Directions for this task: Skip the pictures. Set down, word for word, the lines from the start of the material up to and including the line with "grid_vals = np.linspace(grid_lo, grid_hi, 5)".

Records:

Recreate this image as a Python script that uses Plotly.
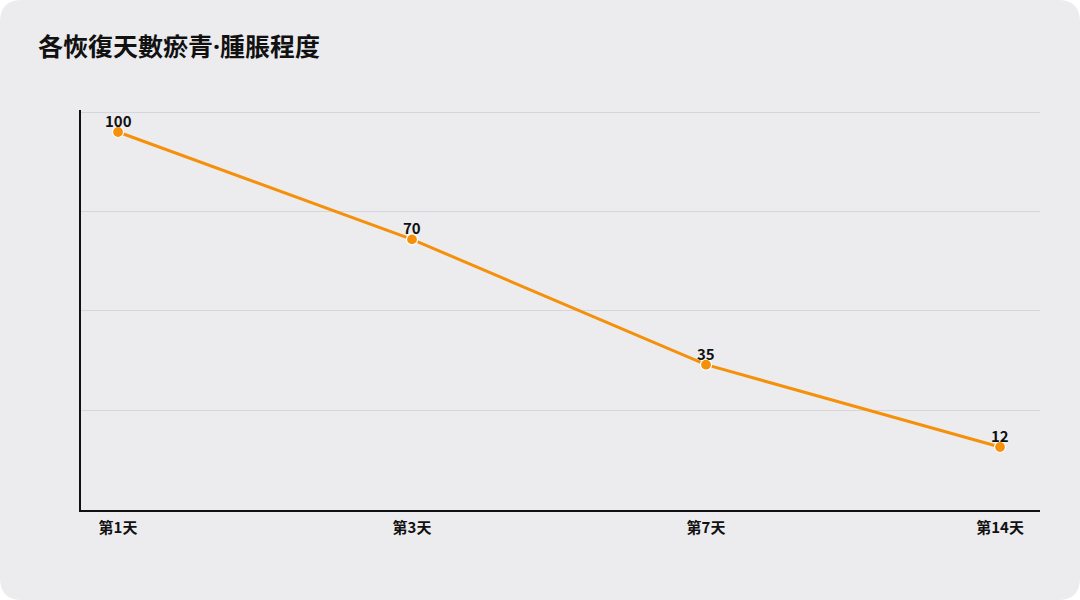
import numpy as np
import plotly.graph_objects as go

# 資料
days = ["第1天", "第3天", "第7天", "第14天"]
severity = [100, 70, 35, 12]

title_text = "各恢復天數瘀青<span style='font-family:Noto Sans'>·</span>腫脹程度"

W, H = 1080, 600
L, R, T, B = 81, 40, 110, 90
pw, ph = W - L - R, H - T - B

grid_lo, grid_hi = -5.55, 105.55
y_range = [grid_lo - 0.05, grid_hi + 0.6]
grid_vals = np.linspace(grid_lo, grid_hi, 5)

FONT = "Noto Sans CJK TC, Noto Sans, sans-serif"
ORANGE = "#f5900a"
CARD = "#ececef"

fig = go.Figure()
fig.add_trace(go.Scatter(
    x=days,
    y=severity,
    mode="lines+markers",
    line=dict(color=ORANGE, width=3),
    marker=dict(size=11, color=ORANGE, line=dict(color="white", width=1.2)),
    hoverinfo="x+y",
    showlegend=False,
    cliponaxis=False,
))

# 數值標籤
for d, v in zip(days, severity):
    fig.add_annotation(
        x=d, y=v, text=f"<b>{v}</b>", showarrow=False,
        yanchor="bottom", yshift=-1,
        font=dict(family=FONT, size=15, color="#111111"),
    )

# 圓角卡片背景（paper 座標）
def px_x(p):
    return (p - L) / pw

def px_y(p):
    return (H - B - p) / ph

r = 22
x0, x1 = px_x(0), px_x(W)
y0, y1 = px_y(0), px_y(H)
rx, ry = r / pw, r / ph
card_path = (
    f"M {x0 + rx},{y0} L {x1 - rx},{y0} Q {x1},{y0} {x1},{y0 - ry} "
    f"L {x1},{y1 + ry} Q {x1},{y1} {x1 - rx},{y1} "
    f"L {x0 + rx},{y1} Q {x0},{y1} {x0},{y1 + ry} "
    f"L {x0},{y0 - ry} Q {x0},{y0} {x0 + rx},{y0} Z"
)

fig.update_layout(
    width=W,
    height=H,
    margin=dict(l=L, r=R, t=T, b=B),
    paper_bgcolor="white",
    plot_bgcolor="rgba(0,0,0,0)",
    font=dict(family=FONT, color="#111111"),
    title=dict(
        text=f"<b>{title_text}</b>",
        x=38 / W, xanchor="left",
        y=1 - 47 / H, yanchor="middle",
        font=dict(family=FONT, size=25, color="#111111"),
    ),
    shapes=[dict(
        type="path", path=card_path, xref="paper", yref="paper",
        fillcolor=CARD, line=dict(width=0), layer="below",
    )],
    xaxis=dict(
        range=[-0.126, 3.136],
        showgrid=False,
        showline=True, linecolor="#111111", linewidth=2,
        ticks="", zeroline=False,
        tickfont=dict(family=FONT, size=15, color="#111111", weight="bold"),
        ticklabelstandoff=3,
    ),
    yaxis=dict(
        range=y_range,
        tickvals=grid_vals,
        showticklabels=False,
        showgrid=True, gridcolor="#d6d6da", gridwidth=1,
        showline=True, linecolor="#111111", linewidth=2,
        ticks="", zeroline=False,
    ),
)

fig.write_html(
    "out.html",
    config={"displayModeBar": False},
    post_script="document.body.style.margin='0';",
)
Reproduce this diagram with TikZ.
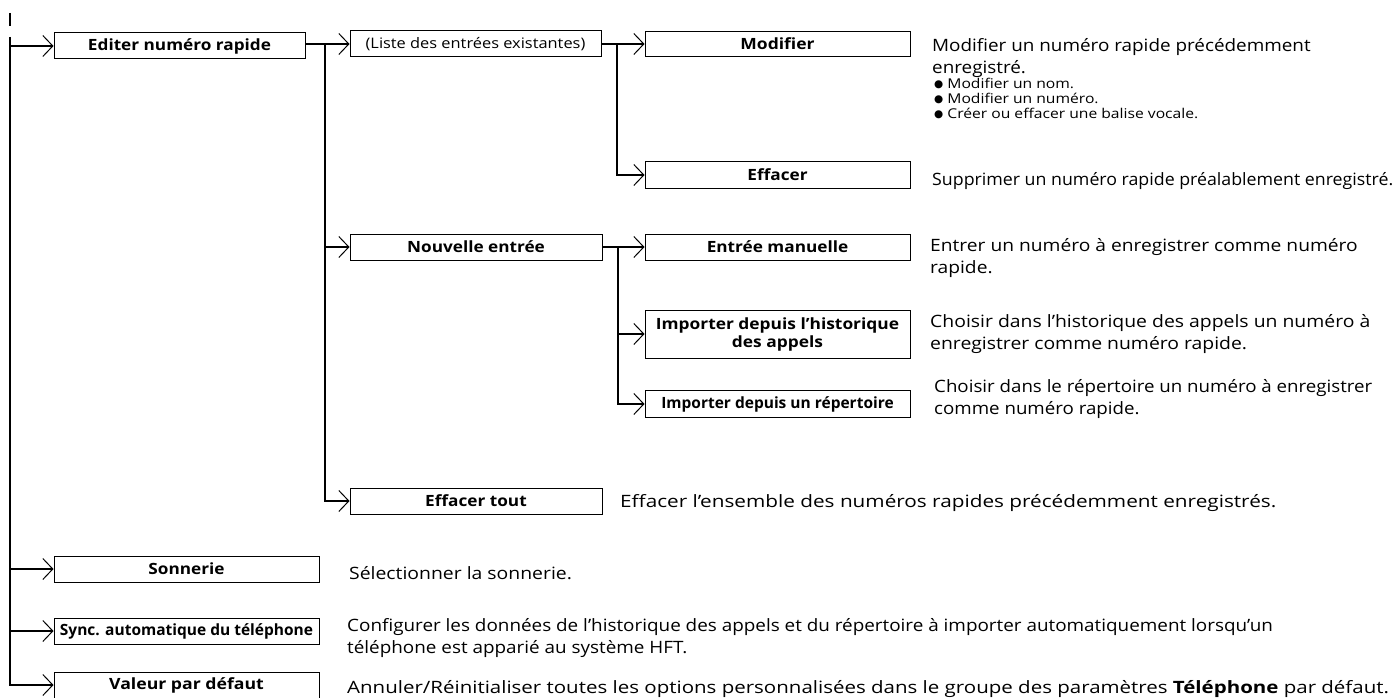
\documentclass[tikz,border=0pt]{standalone}
\usepackage{fontspec}
\setmainfont{Open Sans}
\newfontfamily\symfont{DejaVu Sans}
\newcommand{\dotitem}{\raisebox{1.2pt}{\symfont\fontsize{10.5}{10.5}\selectfont ●}\hspace{4pt}}
\usetikzlibrary{arrows.meta,positioning}

\begin{document}
\begin{tikzpicture}[x=1pt,y=-1pt,
  >={Straight Barb[length=10pt,width=21pt,line width=1pt]},
  menu/.style={draw, line width=1pt, inner sep=0pt, minimum height=26pt, align=center,
    font=\fontsize{15.5}{18}\selectfont\bfseries\addfontfeatures{FakeStretch=#1}},
  menu/.default=1.11,
  link/.style={line width=2pt, ->},
  desc/.style={anchor=north west, inner sep=0pt, align=left,
    font=\fontsize{17}{22}\selectfont\addfontfeatures{FakeStretch=#1}, execute at begin node=\strut},
  desc/.default=1.1,
  bullets/.style={anchor=north west, inner sep=0pt, align=left,
    font=\fontsize{13.5}{15}\selectfont\addfontfeatures{FakeStretch=1.16}, execute at begin node=\strut}]
  \useasboundingbox (0,0) rectangle (1398,698);

  % first level
  \node[menu, minimum width=251pt] (editer) at (179.5,46) {Editer numéro rapide};
  \node[menu, minimum width=265pt] (sonnerie) at (186.5,569) {Sonnerie};
  \node[menu=1.0, minimum width=265pt] (sync) at (186.5,631) {Sync. automatique du téléphone};
  \node[menu=1.14, minimum width=265pt] (defaut) at (186.5,685) {Valeur par défaut};

  % second level
  \node[menu, minimum width=251pt, font=\fontsize{14.5}{17}\selectfont\addfontfeatures{FakeStretch=1.13}] (liste) at (475.5,44) {(Liste des entrées existantes)};
  \node[menu, minimum width=252pt] (nouvelle) at (476,247) {Nouvelle entrée};
  \node[menu, minimum width=252pt] (tout) at (476,501) {Effacer tout};

  % third level
  \node[menu=1.13, minimum width=265pt, minimum height=25pt] (modifier) at (777.5,44) {Modifier};
  \node[menu, minimum width=265pt] (effacer) at (777.5,175) {Effacer};
  \node[menu, minimum width=265pt] (manuelle) at (777.5,247) {Entrée manuelle};
  \node[menu=1.12, minimum width=265pt, minimum height=48pt] (histo) at (777.5,334) {Importer depuis l'historique\\des appels};
  \node[menu=1.0, minimum width=265pt, minimum height=27pt] (repert) at (777.5,404) {Importer depuis un répertoire};

  % trunk
  \draw[line width=2pt] (10,13) -- (10,26);
  \coordinate (top) at (10,37);
  \draw[link] (top) |- (defaut.west);
  \draw[link] (top |- editer.west) -- (editer.west);
  \draw[link] (top |- sonnerie.west) -- (sonnerie.west);
  \draw[link] (top |- sync.west) -- (sync.west);

  % branches
  \coordinate (fork1) at (325,44);
  \draw[link] (editer.east |- liste.west) -- (liste.west);
  \draw[link] (fork1) |- (nouvelle.west);
  \draw[link] (fork1) |- (tout.west);

  \coordinate (fork2) at (617,44);
  \draw[link] (liste.east) -- (modifier.west);
  \draw[link] (fork2) |- (effacer.west);

  \coordinate (fork3) at (618,247);
  \draw[link] (nouvelle.east) -- (manuelle.west);
  \draw[link] (fork3) |- (histo.west);
  \draw[link] (fork3) |- (repert.west);

  % descriptions
  \node[desc=1.11] (dmodifier) at (932,38) {Modifier un numéro rapide précédemment\\enregistré.};
  \node[bullets] (dliste) at (934,78) {\dotitem Modifier un nom.\\\dotitem Modifier un numéro.\\\dotitem Créer ou effacer une balise vocale.};
  \node[desc=1.045] (deffacer) at (932,170) {Supprimer un numéro rapide préalablement enregistré.};
  \node[desc=1.13] (dmanuelle) at (930,238) {Entrer un numéro à enregistrer comme numéro\\rapide.};
  \node[desc=1.14] (dhisto) at (930,314) {Choisir dans l'historique des appels un numéro à\\enregistrer comme numéro rapide.};
  \node[desc=1.1] (drepert) at (934,379) {Choisir dans le répertoire un numéro à enregistrer\\comme numéro rapide.};
  \node[desc=1.22] (dtout) at (620,492) {Effacer l'ensemble des numéros rapides précédemment enregistrés.};
  \node[desc=1.14] (dsonnerie) at (349,564) {Sélectionner la sonnerie.};
  \node[desc=1.11] (dsync) at (347,618) {Configurer les données de l'historique des appels et du répertoire à importer automatiquement lorsqu'un\\téléphone est apparié au système HFT.};
  \node[desc=1.205] (ddefaut) at (347,678) {Annuler/Réinitialiser toutes les options personnalisées dans le groupe des paramètres \textbf{Téléphone} par défaut.};
\end{tikzpicture}
\end{document}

Reply:
Recreate this image as a Python script that uses Plotly.
import numpy as np
import plotly.graph_objects as go

# 資料
days = ["第1天", "第3天", "第7天", "第14天"]
severity = [100, 70, 35, 12]

title_text = "各恢復天數瘀青<span style='font-family:Noto Sans'>·</span>腫脹程度"

W, H = 1080, 600
L, R, T, B = 81, 40, 110, 90
pw, ph = W - L - R, H - T - B

grid_lo, grid_hi = -5.55, 105.55
y_range = [grid_lo - 0.05, grid_hi + 0.6]
grid_vals = np.linspace(grid_lo, grid_hi, 5)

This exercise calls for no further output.